This December 31, many people in Milwaukee will bid farewell to 2016 with a drink in hand. Over in Cathedral Square, The Phoenix Cocktail Club (785 N. Jefferson St., 414-539-5918) will be saying a long-overdue hello following three years of preparation, renovation, and city-related hurdles. The cocktail lounge will open its doors at 7 p.m. for a soft opening on New Year’s Eve, and will officially open January 6.
The bar—which was most recently a night club called Duplex—was purchased by Bad Genie owners Robert King and Ryan Bonen, who gutted the interior and installed a new bar and walnut tree flooring taken from northern Wisconsin. While the inside of Phoenix, with its hand cut wood tables, Cream City masonry, and chic eggshell paint job give the appearance of an upscale drinking establishment, management strives to offer an unconventional and accessible take on classic cocktails that includes some beverages blended in a slushy machine, a comic book pairing with a drink, a tiki night, and a monthly coloring contest.
Beverage Directors and award-winning mixologists Adam Sarkis (a fixture at Braise) and Joey Houghtaling (Blackbird, formerly Lucky Joe’s) have recruited an impressive team with ties to DanDan, Lucky Joe’s, and Braise that will initially serve 30 cocktails that range from pre-Prohibition drinks to contemporary favorites, with plans to expand to more than 60 within a few months. Among those will be three slushy machine drinks (including the half piña colada, half strawberry daiquiri “Miami Vice”), three to four ice cream drinks, and a trio of cocktails on draft.

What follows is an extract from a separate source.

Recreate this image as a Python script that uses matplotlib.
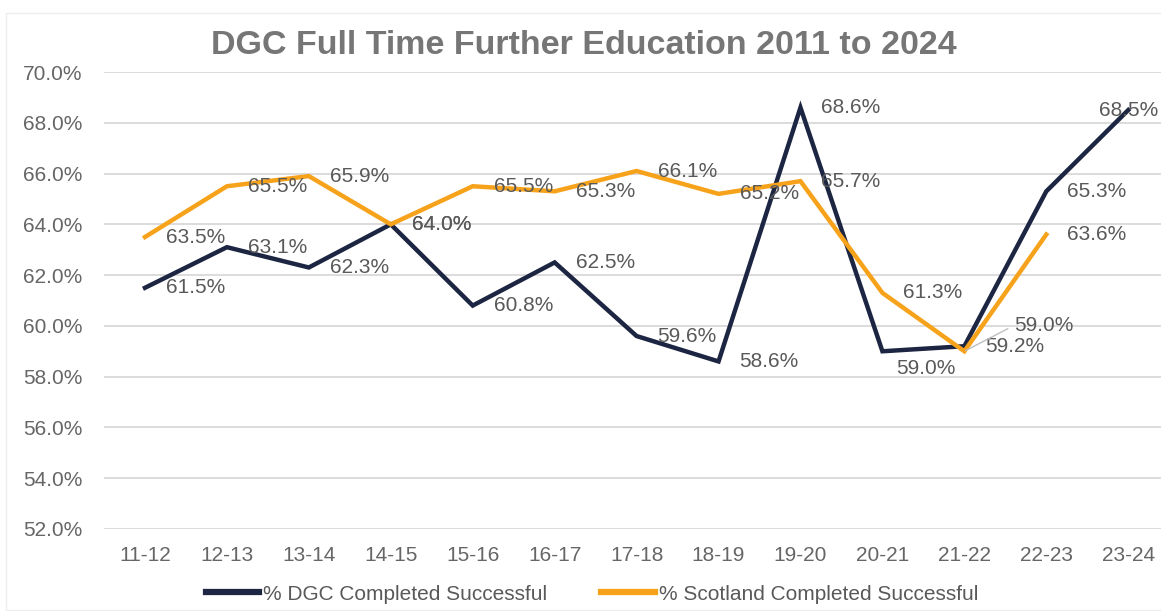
import matplotlib.pyplot as plt
from matplotlib.ticker import FuncFormatter

# data
years = ['11-12', '12-13', '13-14', '14-15', '15-16', '16-17', '17-18',
         '18-19', '19-20', '20-21', '21-22', '22-23', '23-24']
dgc = [61.5, 63.1, 62.3, 64.0, 60.8, 62.5, 59.6, 58.6, 68.6, 59.0, 59.2, 65.3, 68.5]
scotland = [63.5, 65.5, 65.9, 64.0, 65.5, 65.3, 66.1, 65.2, 65.7, 61.3, 59.0, 63.6]

navy = '#1c2541'
orange = '#f7a21b'
grey_txt = '#595959'
fs = 15

plt.rcParams['font.family'] = ['Liberation Sans', 'DejaVu Sans']

fig = plt.figure(figsize=(11.61, 6.11), dpi=100)
ax = fig.add_axes([104 / 1161, 1 - 529 / 611, 1 - 104 / 1161, (529 - 72) / 611])

x = list(range(len(years)))
ax.plot(x, dgc, color=navy, lw=3.2, label='% DGC Completed Successful',
        solid_joinstyle='miter', zorder=3)
ax.plot(x[:len(scotland)], scotland, color=orange, lw=3.2,
        label='% Scotland Completed Successful', solid_joinstyle='miter', zorder=3)

ax.set_ylim(52, 70)
ax.set_xlim(-0.5, 12.4)
ax.set_yticks([52, 54, 56, 58, 60, 62, 64, 66, 68, 70])
ax.yaxis.set_major_formatter(FuncFormatter(lambda v, p: f'{v:.1f}%'))
ax.set_xticks(x)
ax.set_xticklabels(years)
ax.grid(axis='y', color='#d9d9d9', lw=1.3)
ax.set_axisbelow(True)
for s in ax.spines.values():
    s.set_visible(False)
ax.tick_params(length=0, labelsize=fs, labelcolor='#666666')
ax.tick_params(axis='y', pad=15.5)
ax.tick_params(axis='x', pad=12)


def lab(i, v, dx=21, dy=0, ha='left', line=False):
    kw = {}
    if line:
        kw['arrowprops'] = dict(arrowstyle='-', color='#bfbfbf', lw=1,
                                shrinkA=3, shrinkB=1, relpos=(0, 0.5))
    ax.annotate(f'{v:.1f}%', (i, v), xytext=(dx, dy), textcoords='offset pixels',
                ha=ha, va='center', fontsize=fs, color=grey_txt, zorder=4, **kw)


for i, v in enumerate(dgc):
    if i == 9:
        lab(i, v, 43, -17, 'center')
    elif i == 12:
        lab(i, v, 0, 0, 'center')
    else:
        lab(i, v)

for i, v in enumerate(scotland):
    if i == 10:
        lab(i, v, 50, 26, 'left', line=True)
    else:
        lab(i, v)

fig.text(584 / 1161, 1 - 45 / 611, 'DGC Full Time Further Education 2011 to 2024',
         ha='center', va='center', fontsize=24.5, fontweight='bold', color='#767676')

leg = fig.legend(loc='center', bbox_to_anchor=(592 / 1161, 1 - 594 / 611), ncol=2,
                 frameon=False, fontsize=fs, handlelength=2.55, handletextpad=0.2,
                 columnspacing=2.6)
for t in leg.get_texts():
    t.set_color(grey_txt)
for h in leg.get_lines():
    h.set_linewidth(4.5)

fig.patches.append(plt.Rectangle((6 / 1161, 0.002), 1.0, 1 - 14 / 611, fill=False,
                                 edgecolor='#eeeeee', lw=1, transform=fig.transFigure))

fig.savefig('out.png', dpi=100)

The other nine tap lines will be home to exclusively Wisconsin-brewed beer. Drinks will be priced between $5 and (in extremely rare cases) $15, and every cocktail on the rocks will be cooled with a clear, hand cut ice cube.
“We’re kind of anti-stuffy bartender. We want to take away that pretension and make this place really comfortable for people to come into,” Sarkis says. “We’re not going to be showing up with bow ties and big, fancy mustaches and scolding you on Prohibition. We want it to be a really laid back environment.”
That laid back approach will extend to Phoenix’s food menu, helmed by head chef Nathan Heck, who, like Sarkis, is also a longtime Braise employee. The menu will focus on “international comfort food,” which includes snacky cross-continental small plate items like duck cracklings, salsa verde popcorn, and—a local rarity—bibimbop.
Phoenix Club takes its name from a private men’s social club that was in Cathedral Square until the early 1900s, but the bar’s original name was going to be The Gold Room—an ode to The Shining. With its minimalist decor and seating that dates back to the late 1800s, the 50- to 60-capactity Phoenix Cocktail Club fits the part. Well, at least it would if the place Jack Torrance got drunk had a slushy machine, bibimbop, and gave its customers their own comic book.
“Drinking should be fun,” Houghtaling says. “I think a lot of cocktail bars lose touch of that.”